| Task objective |
Repeat exactly the lines running from the first line of the data to the line containing "57, bottom: 525", both ends included, and nothing else; drop the pictures.

"""

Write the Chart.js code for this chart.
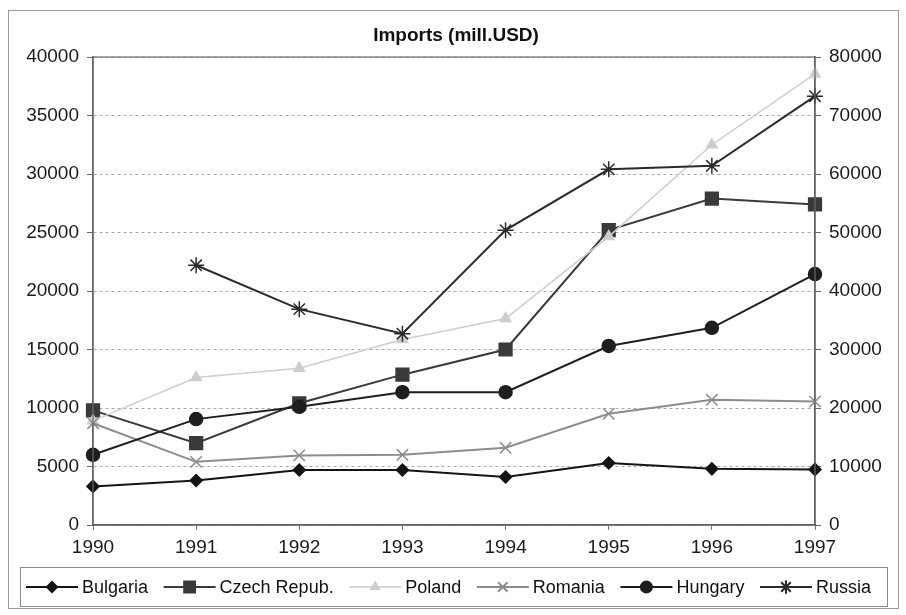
<!DOCTYPE html>
<html>
<head>
<meta charset="utf-8">
<title>Imports (mill.USD)</title>
<script src="https://cdn.jsdelivr.net/npm/chart.js@4/dist/chart.umd.min.js"></script>
<style>
  html, body { margin: 0; padding: 0; background: #ffffff; }
  #wrap { width: 906px; height: 615px; }
</style>
</head>
<body>
<div id="wrap"><canvas id="chart" width="906" height="615"></canvas></div>
<script>
// Imports in million USD, 1990-1997
const years = ['1990', '1991', '1992', '1993', '1994', '1995', '1996', '1997'];
const bulgaria = [3300, 3800, 4700, 4700, 4100, 5300, 4800, 4750];
const czech    = [9800, 7000, 10400, 12850, 15000, 25200, 27900, 27400];
const poland   = [8900, 12600, 13400, 15850, 17650, 24650, 32500, 38550];
const romania  = [8700, 5400, 5950, 6000, 6600, 9500, 10700, 10550];
const hungary  = [6000, 9050, 10100, 11350, 11350, 15300, 16850, 21450];
// Russia is plotted against the secondary (right) axis
const russia   = [null, 44400, 36900, 32700, 50400, 60800, 61400, 73300];

const titleText = 'Imports (mill.USD)';
const FONT = '"Liberation Sans", Arial, sans-serif';

const PLOT = { left: 93, right: 815, top: 57, bottom: 525 };

function series(label, data, color, style, radius, axis, order, width) {
  return {
    label, data, yAxisID: axis, order,
    borderColor: color, backgroundColor: color,
    borderWidth: width || 2,
    pointStyle: style, pointRadius: radius, pointHoverRadius: radius,
    pointBorderColor: color, pointBackgroundColor: color, pointBorderWidth: 1.5,
    tension: 0, spanGaps: false, clip: false
  };
}

const datasets = [
  series('Bulgaria', bulgaria, '#141414', 'rectRot', 6, 'y', 6),
  series('Czech Repub.', czech, '#3a3a3a', 'rect', 9, 'y', 5),
  series('Poland', poland, '#cdcdcd', 'triangle', 6, 'y', 4, 1.5),
  series('Romania', romania, '#8c8c8c', 'crossRot', 8, 'y', 3),
  series('Hungary', hungary, '#1e1e1e', 'circle', 6.5, 'y', 2),
  series('Russia', russia, '#2a2a2a', 'star', 8, 'y2', 1)
];

// Frame, title and the line-and-marker legend along the bottom
const decorations = {
  id: 'decorations',
  afterDraw(chart) {
    const ctx = chart.ctx;
    const a = chart.chartArea;
    ctx.save();
    // outer frame
    ctx.strokeStyle = '#9a9a9a';
    ctx.lineWidth = 1;
    ctx.strokeRect(8.5, 10.5, 890, 598);
    // plot border
    ctx.strokeStyle = '#6a6a6a';
    ctx.lineWidth = 1.2;
    ctx.strokeRect(a.left, a.top, a.right - a.left, a.bottom - a.top);
    // title
    ctx.fillStyle = '#111';
    ctx.font = 'bold 19px ' + FONT;
    ctx.textAlign = 'center';
    ctx.textBaseline = 'middle';
    ctx.fillText(titleText, 456, 36);
    // legend box
    ctx.strokeStyle = '#8a8a8a';
    ctx.lineWidth = 1;
    ctx.strokeRect(20.5, 567.5, 867, 39);
    ctx.font = '18px ' + FONT;
    ctx.textAlign = 'left';
    const lineLen = 52, gapText = 4;
    const widths = chart.data.datasets.map(d => ctx.measureText(d.label).width);
    const startX = 26, endX = 871;
    const used = widths.reduce((s, w) => s + w + lineLen + gapText, 0);
    const gap = (endX - startX - used) / (widths.length - 1);
    let x = startX;
    const y = 587;
    chart.data.datasets.forEach((d, i) => {
      ctx.strokeStyle = d.borderColor;
      ctx.lineWidth = d.borderWidth;
      ctx.beginPath();
      ctx.moveTo(x, y);
      ctx.lineTo(x + lineLen, y);
      ctx.stroke();
      ctx.fillStyle = d.pointBackgroundColor;
      ctx.strokeStyle = d.pointBorderColor;
      Chart.helpers.drawPoint(ctx, {
        pointStyle: d.pointStyle, radius: d.pointRadius * 0.85, rotation: 0,
        borderWidth: d.pointBorderWidth
      }, x + lineLen / 2, y);
      ctx.fillStyle = '#111';
      ctx.fillText(d.label, x + lineLen + gapText, y + 1);
      x += lineLen + gapText + widths[i] + gap;
    });
    ctx.restore();
  }
};

const tickFont = { family: FONT, size: 19 };
const plainNumber = v => String(v);

new Chart(document.getElementById('chart'), {
  type: 'line',
  data: { labels: years, datasets },
  options: {
    responsive: false,
    animation: false,
    devicePixelRatio: 1,
    layout: { padding: { top: PLOT.top, bottom: 615 - PLOT.bottom - 40, left: 0, right: 0 } },
    plugins: { legend: { display: false }, title: { display: false }, tooltip: { enabled: false } },
    scales: {
      x: {
        type: 'category',
        offset: false,
        grid: { drawOnChartArea: false, drawTicks: true, tickLength: 5, color: '#777' },
        border: { color: '#555', width: 1.5 },
        ticks: { font: tickFont, color: '#1a1a1a', padding: 6, maxRotation: 0, autoSkip: false },
        afterFit(s) { s.height = 40; }
      },
      y: {
        position: 'left',
        min: 0, max: 40000,
        grid: { color: '#a8a8a8', lineWidth: 1, tickLength: 6, tickColor: '#666', tickBorderDash: [] },
        border: { color: '#555', width: 1.5, dash: [3, 3] },
        ticks: { stepSize: 5000, font: tickFont, color: '#1a1a1a', padding: 8, callback: plainNumber },
        afterFit(s) { s.width = PLOT.left; }
      },
      y2: {
        position: 'right',
        min: 0, max: 80000,
        grid: { drawOnChartArea: false, tickLength: 6, color: '#666' },
        border: { color: '#555', width: 1.5 },
        ticks: { stepSize: 10000, font: tickFont, color: '#1a1a1a', padding: 8, callback: plainNumber },
        afterFit(s) { s.width = 906 - PLOT.right; }
      }
    }
  },
  plugins: [decorations]
});
</script>
</body>
</html>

"""

| Result of this task |
Write the Chart.js code for this chart.
<!DOCTYPE html>
<html>
<head>
<meta charset="utf-8">
<title>Imports (mill.USD)</title>
<script src="https://cdn.jsdelivr.net/npm/chart.js@4/dist/chart.umd.min.js"></script>
<style>
  html, body { margin: 0; padding: 0; background: #ffffff; }
  #wrap { width: 906px; height: 615px; }
</style>
</head>
<body>
<div id="wrap"><canvas id="chart" width="906" height="615"></canvas></div>
<script>
// Imports in million USD, 1990-1997
const years = ['1990', '1991', '1992', '1993', '1994', '1995', '1996', '1997'];
const bulgaria = [3300, 3800, 4700, 4700, 4100, 5300, 4800, 4750];
const czech    = [9800, 7000, 10400, 12850, 15000, 25200, 27900, 27400];
const poland   = [8900, 12600, 13400, 15850, 17650, 24650, 32500, 38550];
const romania  = [8700, 5400, 5950, 6000, 6600, 9500, 10700, 10550];
const hungary  = [6000, 9050, 10100, 11350, 11350, 15300, 16850, 21450];
// Russia is plotted against the secondary (right) axis
const russia   = [null, 44400, 36900, 32700, 50400, 60800, 61400, 73300];

const titleText = 'Imports (mill.USD)';
const FONT = '"Liberation Sans", Arial, sans-serif';

const PLOT = { left: 93, right: 815, top: 57, bottom: 525 };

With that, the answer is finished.